On 15.02.23 19:03, SeongJae Park wrote:
On Wed, 15 Feb 2023 14:16:05 +0100 David Hildenbrand <david@xxxxxxxxxx> wrote:
On 14.02.23 23:32, SeongJae Park wrote:
do_migrate_range() returns migrate_pages() return value, which zero
means perfect success, in usual cases. If all pages are failed to be
isolated, however, it returns isolate_{lru,movalbe}_page() return
values, or zero if all pfn were invalid, were hugetlb or hwpoisoned. So
do_migrate_range() returning zero means either perfect success, or
special cases of isolation total failure.
Actually, the return value is not checked by any caller, so it might be
better to simply make it a void function.
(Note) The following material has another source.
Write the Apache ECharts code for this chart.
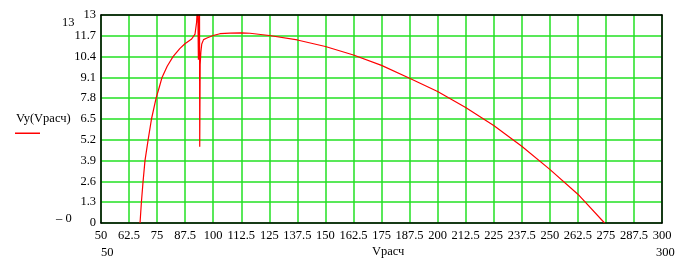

However, there is a TODO for
checking the return value.
I'd prefer to not add more dead code ;) Let's not return an error instead.
Makes sense, I will send next spin soon.
It's still unclear which kind of fatal migration issues we actually care
about and how to really detect them.
What do you think about treating the isolation/migration rate limit
(migrate_rs) hit in do_migrate_range() as fatal? It warns for the event
already, so definitely a bad sign.
If that's not that bad enough to be treated as fatal, I think we could have yet
another rate limit to be considered fatal.
IIRC, there are some setups where offlining might take several minutes
(e.g., heavy O_DIRECT load) and that's to be expected.
So the existing code warns for better debugging, but keeps trying. So
the ratelimit is rather to not produce too much debug output, not to
really indicate that something is fatal.
--
Thanks,
David / dhildenb